Still there are two ways for the breath to function: autonomic or voluntary. Voluntary is when you control the breath either to increase the expanse or to decrease or even stop breathing for a shorter or longer period. Still we breathe when sleeping, when being unaware or in need for more air for instance when exercising. However the controlled breathing can become a pattern that affects the autonomic function. Doing breathing exercises or being afraid of being in touch with emotional responses can limit where the breath goes, how much air we breathe in or out and how the muscles that make the breathing happen works.

So the work of a psychomotoric therapist is to open for the breathing space and for more autonomic control, so that you get a free, diverse breathing that regulates itself according to the situation. In order to do so, we have different approaches depending on the client’s history and resources (bodily/mentally and socially).

If a client that has learned a controlled breath for example in yoga classes and believes that a belly breath is the only right way to breathe. Here the therapist can choose to educate the client about the physiology of breathing and the autonomic function. If the client has the possibility of viewing a small baby in his or her sleep the variety of breathing can be seen and understood. Then exercises to learn to let the breath control itself can be relevant. Jacques Dropsy author of ‘The Well-Tuned Body’ describes such exercises, that we also use in psychomotricity.

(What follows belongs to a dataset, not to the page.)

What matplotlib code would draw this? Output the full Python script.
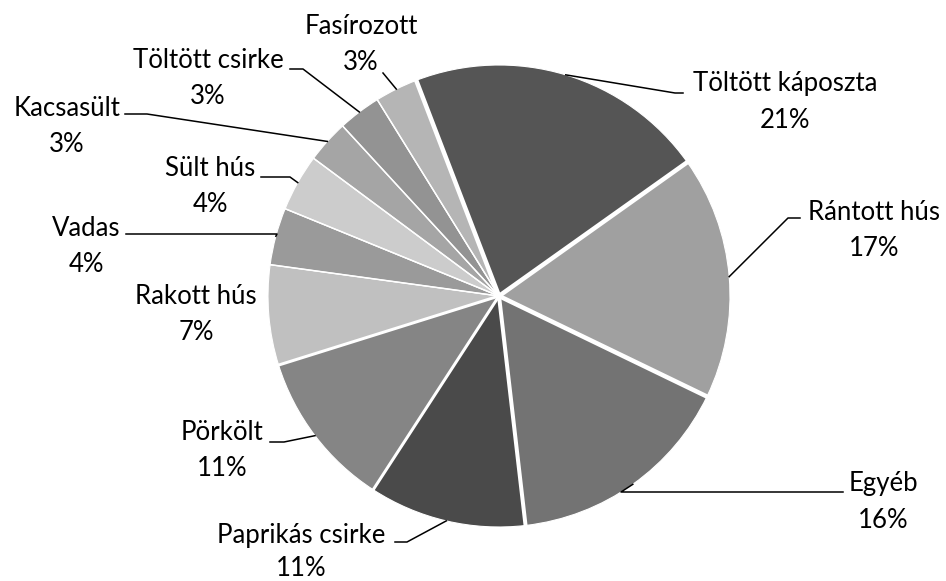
import numpy as np
import matplotlib
matplotlib.use('Agg')
from matplotlib import pyplot as plt

plt.rcParams['font.family'] = ['Lato', 'DejaVu Sans']

# share of each dish, clockwise from the top slice
dishes = ['Töltött káposzta', 'Rántott hús', 'Egyéb', 'Paprikás csirke', 'Pörkölt',
          'Rakott hús', 'Vadas', 'Sült hús', 'Kacsasült', 'Töltött csirke', 'Fasírozott']
shares = [21, 17, 16, 11, 11, 7, 4, 4, 3, 3, 3]
greys = ['#555555', '#a0a0a0', '#737373', '#4a4a4a', '#858585', '#c0c0c0',
         '#9a9a9a', '#cccccc', '#a5a5a5', '#939393', '#b5b5b5']

# layout in pixels, y measured from the top of the image
W, H = 946, 581
CX, CY, R = 499, 296, 231
START = 111
gap_px = [4.5, 4.5, 4, 3, 3, 1.5, 1.5, 1.5, 1.5, 1.5, 4.5]
label_xy = [(785, 84), (874, 213), (883, 484), (301, 535), (222, 433), (196, 297),
            (86, 229), (210, 169), (67, 108), (208, 60), (361, 27)]
pct_dy = [36, 35, 36, 33, 36, 36, 36, 36, 36, 36, 36]
# leader: elbow point and end x (None = no leader)
leaders = [((675, 93), 683), ((788, 218), 800), ((621, 492), 843), ((407, 542), 395),
           ((284, 442), 270), None, ((277, 234), 126), ((290, 177), 261),
           ((147, 114), 125), ((303, 69), 290), ((383, 73), 383)]
FS = 18.5


def up(y):
    return H - y


fig = plt.figure(figsize=(W / 100, H / 100), dpi=100)
ax = fig.add_axes([0, 0, 1, 1])

ax.pie(shares, colors=greys, startangle=START, counterclock=False,
       center=(CX, up(CY)), radius=R,
       wedgeprops=dict(edgecolor='white', linewidth=0.8))

total = float(sum(shares))
cum = np.cumsum(shares) / total
before = cum - np.array(shares) / total

# white separators between slices
for frac, g in zip(cum, gap_px):
    th = np.radians(START - 360 * frac)
    ax.plot([CX, CX + (R + 3) * np.cos(th)], [up(CY), up(CY) + (R + 3) * np.sin(th)],
            color='white', lw=g * 0.72, solid_capstyle='butt', zorder=5)

for i, name in enumerate(dishes):
    lx, ly = label_xy[i]
    ax.text(lx, up(ly), name, ha='center', va='center', fontsize=FS, color='black')
    ax.text(lx, up(ly + pct_dy[i]), '%d%%' % shares[i], ha='center', va='center',
            fontsize=FS, color='black')
    if leaders[i] is None:
        continue
    th = np.radians(START - 360 * (before[i] + shares[i] / total / 2))
    ax_, ay_ = CX + R * np.cos(th), up(CY) + R * np.sin(th)
    (ex, ey), endx = leaders[i]
    ax.plot([ax_, ex, endx], [ay_, up(ey), up(ey)], color='black', lw=1.1, zorder=6)

ax.set_xlim(0, W)
ax.set_ylim(0, H)
ax.set_aspect('equal')
ax.axis('off')

fig.savefig('out.png', dpi=100, facecolor='white')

Another example could be a client who is afraid to be in touch with emotions, you need to teach the client to deal with emotions first. We do that by letting the client describe the bodily sensations in a matter of a fact way. What is a matter of fact is the heart beating, the sweat, the pulse, the muscle tension, the breath. If the client tends to talk from the emotions or the mind, the therapist keeps helping the client back to a descriptive approach. When this approach succeeds, the client experiences that the emotion or sensation lingers off. Gradually he experiences mastery of being in the present with the sensation without changing it willingly or forcefully. When this is learned we can start working directly or indirectly with breath.

As a psychomotoric therapist we tend to begin the work with the breath indirectly, as the direct approach can make the client too aware of the breath to let it work automatically. Indirect work is for example manually or through exercises which increase the elasticity of connective tissue around the body, or by doing exercises that demand more oxygen and therefore forces the body to take deeper or stronger breaths.  Direct work is breathing exercises, manual treatment on primary or secondary breathing muscles, or breathing awareness. When working directly with breath we almost always return to exercises that help the client to return to autonomic breathing.

Which approaches the therapist chooses, depends on the type of client. Every client is met on his or her own terms and the therapist always strives to engage the client to investigate the bodily/emotional/mental phenomenon together.